Rachel, I love, love, love rutabaga and make it every Thanksgiving. I peel it, slice it about 1 inch, pour over melted butter, salt, and pepper and wrap it in foil and bake until tender. I rough mash it and add a bit of nutmeg. It's wonderful, but your souffle-like rutabaga has got to be incredible and I will be making it soon.

Priya Sreeram said...

ohhhh this is our humble turnip that's got a lovely makeover--- good recipe

Foodycat said...

I like swede, so it is hard to understand the haters! I've never seen them waxed before though - and they keep for ages even without it.

gluten-freek said...

I love neeps! (as a Scot, it is part of our national dish - Haggis, neeps and tatties) When I moved to England I had to learn to call it swede, but whatever you call it it's a great veg. I love it mashed with carrots, with lots of butter.

Joanne said...

I LOVE rutabaga and this souffle looks so delicious! A nice step up from mashed but with all that nice sweet rutabaga flavor.

Haalo said...

So true I have yet to cook rutabaga but I must rectify that and your dish sounds like the perfect way!

Rachel said...

Glad to see so many other rutabaga/neep/turnip/Swede lovers out there!

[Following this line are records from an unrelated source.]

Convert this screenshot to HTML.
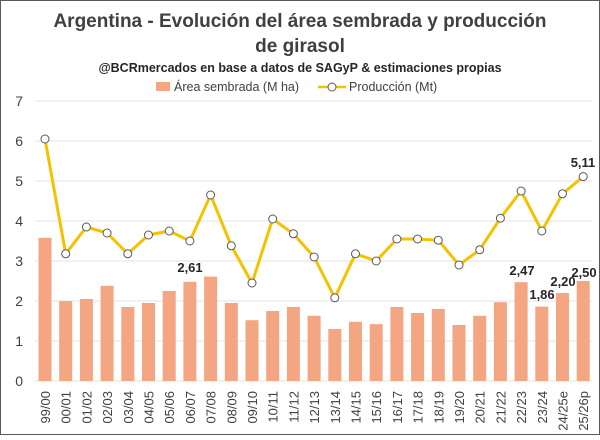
<!DOCTYPE html>
<html><head><meta charset="utf-8"><style>
body{margin:0;background:#fff;}
svg text{font-family:"Liberation Sans",sans-serif;}
</style></head><body>
<svg width="600" height="435" xmlns="http://www.w3.org/2000/svg">
<rect x="0.5" y="0.5" width="599" height="434" fill="#fff" stroke="#595959"/>
<text x="300" y="27" text-anchor="middle" font-size="19" font-weight="bold" fill="#404040">Argentina - Evolución del área sembrada y producción</text>
<text x="300" y="52" text-anchor="middle" font-size="19" font-weight="bold" fill="#404040">de girasol</text>
<text x="300" y="72" text-anchor="middle" font-size="12.5" font-weight="bold" fill="#262626">@BCRmercados  en base a datos de SAGyP &amp; estimaciones propias</text>
<rect x="156" y="82" width="14" height="9" fill="#f4a582"/>
<text x="174" y="91" font-size="12.5" fill="#404040">Área sembrada (M ha)</text>
<line x1="318" y1="87" x2="346" y2="87" stroke="#f5c200" stroke-width="2.5"/>
<circle cx="332" cy="87" r="4" fill="#fff" stroke="#595959"/>
<text x="349" y="91" font-size="12.5" fill="#404040">Producción (Mt)</text>
<g id="grid" stroke="#e3e3e3" stroke-width="1"></g>
<g id="yl" font-size="14" fill="#404040" text-anchor="end"></g>
<g id="bars" fill="#f4a582"></g>
<polyline id="line" fill="none" stroke="#f5c200" stroke-width="3" stroke-linejoin="round"/>
<g id="pts" fill="#fff" stroke="#595959" stroke-width="1"></g>
<g id="xl" font-size="13" fill="#404040"></g>
<g font-size="13" font-weight="bold" fill="#262626" text-anchor="middle">
<text x="190" y="272">2,61</text>
<text x="522" y="275">2,47</text>
<text x="542" y="299">1,86</text>
<text x="563" y="286">2,20</text>
<text x="584" y="277">2,50</text>
<text x="583" y="167">5,11</text>
</g>
</svg>
<script>
var ns="http://www.w3.org/2000/svg";
function el(p,t,a,txt){var e=document.createElementNS(ns,t);for(var k in a)e.setAttribute(k,a[k]);if(txt!=null)e.textContent=txt;document.getElementById(p).appendChild(e);return e;}
var Y0=381,U=40;
for(var i=0;i<=7;i++){var y=Y0-i*U;el("grid","line",{x1:35,x2:592,y1:y,y2:y});el("yl","text",{x:23,y:y+5},i);}
var cats=["99/00","00/01","01/02","02/03","03/04","04/05","05/06","06/07","07/08","08/09","09/10","10/11","11/12","12/13","13/14","14/15","15/16","16/17","17/18","18/19","19/20","20/21","21/22","22/23","23/24","24/25e","25/26p"];
var area=[3.58,2.0,2.05,2.38,1.85,1.95,2.25,2.48,2.61,1.95,1.52,1.75,1.85,1.63,1.3,1.48,1.42,1.85,1.7,1.8,1.4,1.63,1.97,2.47,1.86,2.2,2.5];
var prod=[6.05,3.18,3.85,3.7,3.18,3.65,3.75,3.5,4.65,3.38,2.45,4.05,3.68,3.1,2.08,3.18,3.0,3.55,3.55,3.52,2.9,3.28,4.07,4.75,3.75,4.68,5.11];
var pts=[];
for(var i=0;i<27;i++){var cx=45+i*20.7;
el("bars","rect",{x:cx-6.5,y:Y0-area[i]*U,width:13,height:area[i]*U});
var py=Y0-prod[i]*U;pts.push(cx+","+py);
el("xl","text",{transform:"translate("+(cx+5)+",391) rotate(-90)","text-anchor":"end"},cats[i]);
}
document.getElementById("line").setAttribute("points",pts.join(" "));
for(var i=0;i<27;i++){var cx=45+i*20.7;el("pts","circle",{cx:cx,cy:Y0-prod[i]*U,r:4});}
</script>
</body></html>
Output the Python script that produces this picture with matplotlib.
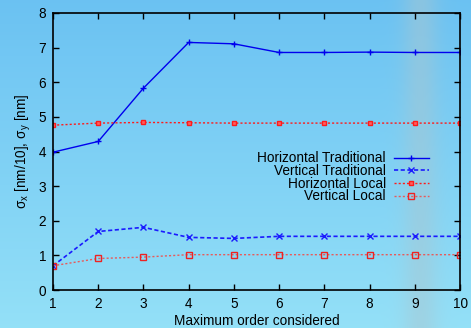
import numpy as np
from matplotlib import pyplot as plt

plt.rcParams['font.family'] = ['Liberation Sans', 'DejaVu Sans']
plt.rcParams['mathtext.fontset'] = 'custom'
plt.rcParams['mathtext.rm'] = 'Liberation Sans'

# ---- data ----
order = [1, 2, 3, 4, 5, 6, 7, 8, 9, 10]
horiz_trad = [3.98, 4.29, 5.83, 7.15, 7.11, 6.86, 6.86, 6.87, 6.86, 6.86]
vert_trad = [0.70, 1.69, 1.81, 1.52, 1.49, 1.55, 1.55, 1.55, 1.55, 1.55]
horiz_local = [4.76, 4.82, 4.84, 4.83, 4.82, 4.82, 4.82, 4.82, 4.82, 4.82]
vert_local = [0.70, 0.91, 0.95, 1.02, 1.02, 1.02, 1.02, 1.02, 1.02, 1.02]
labels = ['Horizontal Traditional', 'Vertical Traditional', 'Horizontal Local', 'Vertical Local']

W, H = 471, 328
fs = 9.8
fig = plt.figure(figsize=(W / 100, H / 100), dpi=100)

# sky-like backdrop
bg = fig.add_axes([0, 0, 1, 1])
yy, xx = np.mgrid[0:H, 0:W]
top = np.array([0.42, 0.76, 0.95])
bot = np.array([0.58, 0.88, 0.97])
t = (yy / H)[..., None]
img = top * (1 - t) + bot * t
band = np.exp(-((xx - 420) / 18.0) ** 2)[..., None]
grey = np.array([0.66, 0.78, 0.82])
img = img * (1 - 0.5 * band) + grey * 0.5 * band
bg.imshow(img, aspect='auto', extent=[0, W, H, 0])
bg.axis('off')

ax = fig.add_axes([53 / W, 38 / H, 407 / W, 277 / H])
ax.patch.set_alpha(0)

ax.plot(order, horiz_trad, color='#0000ee', lw=1.0, marker='+', ms=4, mew=1.0, label=labels[0])
ax.plot(order, vert_trad, color='#1a1aff', lw=1.2, ls=(0, (2.5, 1.5)), marker='x', ms=4, mew=1.0, label=labels[1])
ax.plot(order, horiz_local, color='#ff1a1a', lw=1.0, ls=(0, (1.5, 1.5)), marker='s', ms=3.5, mec='#ff1a1a',
        mfc='#ff6060', mew=1.0, label=labels[2])
ax.plot(order, vert_local, color='#e85a5a', lw=1.0, ls=(0, (1.5, 1.5)), marker='s', ms=4.5, mfc='none',
        mec='#ee2222', mew=1.0, label=labels[3])

ax.set_xlim(1, 10)
ax.set_ylim(0, 8)
ax.set_xticks(order)
ax.set_yticks(range(0, 9))
ax.tick_params(direction='in', top=True, right=True, length=4, width=1, labelsize=fs, pad=5)
for s in ax.spines.values():
    s.set_linewidth(1.2)

ax.set_xlabel('Maximum order considered', fontsize=fs, labelpad=2)
ax.set_ylabel(r'σ$_\mathregular{x}$ [nm/10], σ$_\mathregular{y}$ [nm]', fontsize=fs, labelpad=4)

ax.legend(loc='upper right', bbox_to_anchor=(0.941, 0.525), frameon=False, markerfirst=False,
          fontsize=fs, handlelength=2.6, labelspacing=-0.1, handletextpad=0.6, borderpad=0)

fig.savefig('out.png', dpi=100)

Rutabaga, rutabaga, root, root, root!

Claudia said...

I'd like to hear that chorus! My husband loves rutabagas, but we can rarely find them here. If I do happen on one though, we'll give your recipe a try. It sounds so good.

Anonymous said...

rutabaga? it's a turnip! fame mash of haggis time. yuk vegetarian haggis and peas for me. But.... my relatives in a fishing town in SE Scotland call it Baigie. Now I understand. Language is so fascinating.